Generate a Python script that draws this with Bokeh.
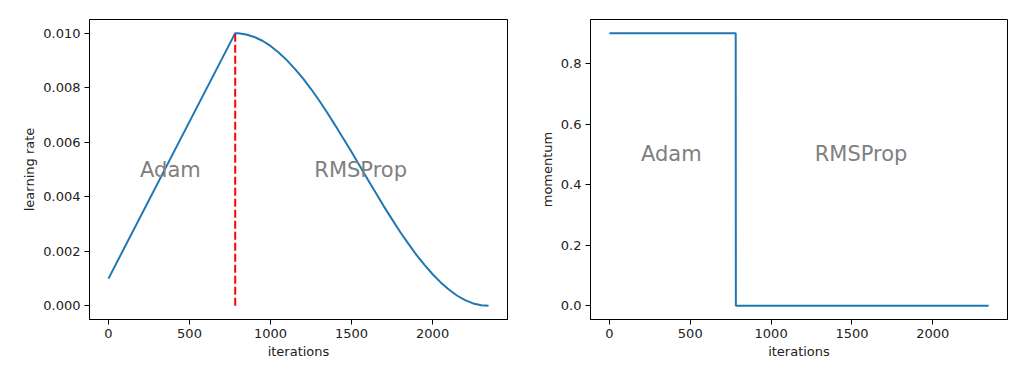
from bokeh.plotting import figure
from bokeh.layouts import row
from bokeh.models import Range1d, FixedTicker, NumeralTickFormatter
from bokeh.core.properties import value
from bokeh.embed import file_html
from bokeh.resources import INLINE

# ---- data ----
lr_x = [0, 782, 800, 850, 900, 950, 1000, 1050, 1100, 1150, 1200, 1250, 1300,
        1350, 1400, 1450, 1500, 1550, 1600, 1650, 1700, 1750, 1800, 1850, 1900,
        1950, 2000, 2050, 2100, 2150, 2200, 2250, 2300, 2345]
lr_y = [0.0010, 0.0100, 0.009997, 0.00995, 0.00986, 0.00972, 0.00953, 0.00929,
        0.00901, 0.00869, 0.00834, 0.00795, 0.00753, 0.00708, 0.00661, 0.00613,
        0.00564, 0.00514, 0.00463, 0.00414, 0.00364, 0.00317, 0.00271, 0.00228,
        0.00187, 0.00150, 0.00116, 0.00086, 0.00060, 0.00038, 0.00021, 0.00009,
        0.00002, 0.0]
switch_x = [782, 782]
switch_y = [0.0, 0.0100]
mom_x = [0, 781, 782, 2345]
mom_y = [0.9, 0.9, 0.0, 0.0]
x_ticks = [0, 500, 1000, 1500, 2000]
lr_ticks = [0.000, 0.002, 0.004, 0.006, 0.008, 0.010]
mom_ticks = [0.0, 0.2, 0.4, 0.6, 0.8]
phase_names = ["Adam", "RMSProp"]
phase_x = [195, 1270]
lr_phase_y = [0.005, 0.005]
mom_phase_y = [0.5, 0.5]

FONT = "DejaVu Sans"
BLUE = "#1f77b4"


def style(p, xlabel, ylabel, yticks, yfmt):
    p.outline_line_color = "black"
    p.outline_line_width = 1
    p.xgrid.visible = False
    p.ygrid.visible = False
    p.xaxis.ticker = FixedTicker(ticks=x_ticks)
    p.yaxis.ticker = FixedTicker(ticks=yticks)
    p.yaxis.formatter = NumeralTickFormatter(format=yfmt)
    for ax in (p.xaxis[0], p.yaxis[0]):
        ax.minor_tick_line_color = None
        ax.major_tick_in = 0
        ax.major_tick_out = 5
        ax.major_tick_line_color = "black"
        ax.axis_line_color = "black"
        ax.major_label_text_font = FONT
        ax.major_label_text_font_size = "13px"
        ax.major_label_text_color = "#222222"
        ax.major_label_standoff = 4
        ax.axis_label_text_font = FONT
        ax.axis_label_text_font_size = "13px"
        ax.axis_label_text_font_style = "normal"
        ax.axis_label_text_color = "#222222"
        ax.axis_label_standoff = 3
    p.xaxis.axis_label = xlabel
    p.yaxis.axis_label = ylabel


p1 = figure(frame_width=418, frame_height=300, output_backend="svg",
            toolbar_location=None,
            x_range=Range1d(-117, 2462), y_range=Range1d(-0.0005, 0.0105),
            min_border_left=89, min_border_right=29,
            min_border_top=19, min_border_bottom=45)
style(p1, "iterations", "learning rate", lr_ticks, "0.000")
p1.line(lr_x, lr_y, line_color=BLUE, line_width=2)
p1.line(switch_x, switch_y, line_color="red", line_width=2, line_dash="8 3")
p1.text(phase_x, lr_phase_y, text=phase_names, text_font=value(FONT),
        text_font_size="21px", text_color="#808080",
        text_align="left", text_baseline="middle")

p2 = figure(frame_width=417, frame_height=300, output_backend="svg",
            toolbar_location=None,
            x_range=Range1d(-117, 2462), y_range=Range1d(-0.045, 0.945),
            min_border_left=43, min_border_right=13,
            min_border_top=19, min_border_bottom=45)
style(p2, "iterations", "momentum", mom_ticks, "0.0")
p2.line(mom_x, mom_y, line_color=BLUE, line_width=2)
p2.text(phase_x, mom_phase_y, text=phase_names, text_font=value(FONT),
        text_font_size="21px", text_color="#808080",
        text_align="left", text_baseline="middle")

layout = row(p1, p2)
open("out.html", "w").write(file_html(layout, INLINE))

_ _ _

— Problem to solve —
From the first line of the material down to the line containing "p.yaxis.axis_label = ylabel", inclusive, return each line exactly, skipping any picture.

— Finished answer —
Generate a Python script that draws this with Bokeh.
from bokeh.plotting import figure
from bokeh.layouts import row
from bokeh.models import Range1d, FixedTicker, NumeralTickFormatter
from bokeh.core.properties import value
from bokeh.embed import file_html
from bokeh.resources import INLINE

# ---- data ----
lr_x = [0, 782, 800, 850, 900, 950, 1000, 1050, 1100, 1150, 1200, 1250, 1300,
        1350, 1400, 1450, 1500, 1550, 1600, 1650, 1700, 1750, 1800, 1850, 1900,
        1950, 2000, 2050, 2100, 2150, 2200, 2250, 2300, 2345]
lr_y = [0.0010, 0.0100, 0.009997, 0.00995, 0.00986, 0.00972, 0.00953, 0.00929,
        0.00901, 0.00869, 0.00834, 0.00795, 0.00753, 0.00708, 0.00661, 0.00613,
        0.00564, 0.00514, 0.00463, 0.00414, 0.00364, 0.00317, 0.00271, 0.00228,
        0.00187, 0.00150, 0.00116, 0.00086, 0.00060, 0.00038, 0.00021, 0.00009,
        0.00002, 0.0]
switch_x = [782, 782]
switch_y = [0.0, 0.0100]
mom_x = [0, 781, 782, 2345]
mom_y = [0.9, 0.9, 0.0, 0.0]
x_ticks = [0, 500, 1000, 1500, 2000]
lr_ticks = [0.000, 0.002, 0.004, 0.006, 0.008, 0.010]
mom_ticks = [0.0, 0.2, 0.4, 0.6, 0.8]
phase_names = ["Adam", "RMSProp"]
phase_x = [195, 1270]
lr_phase_y = [0.005, 0.005]
mom_phase_y = [0.5, 0.5]

FONT = "DejaVu Sans"
BLUE = "#1f77b4"


def style(p, xlabel, ylabel, yticks, yfmt):
    p.outline_line_color = "black"
    p.outline_line_width = 1
    p.xgrid.visible = False
    p.ygrid.visible = False
    p.xaxis.ticker = FixedTicker(ticks=x_ticks)
    p.yaxis.ticker = FixedTicker(ticks=yticks)
    p.yaxis.formatter = NumeralTickFormatter(format=yfmt)
    for ax in (p.xaxis[0], p.yaxis[0]):
        ax.minor_tick_line_color = None
        ax.major_tick_in = 0
        ax.major_tick_out = 5
        ax.major_tick_line_color = "black"
        ax.axis_line_color = "black"
        ax.major_label_text_font = FONT
        ax.major_label_text_font_size = "13px"
        ax.major_label_text_color = "#222222"
        ax.major_label_standoff = 4
        ax.axis_label_text_font = FONT
        ax.axis_label_text_font_size = "13px"
        ax.axis_label_text_font_style = "normal"
        ax.axis_label_text_color = "#222222"
        ax.axis_label_standoff = 3
    p.xaxis.axis_label = xlabel
    p.yaxis.axis_label = ylabel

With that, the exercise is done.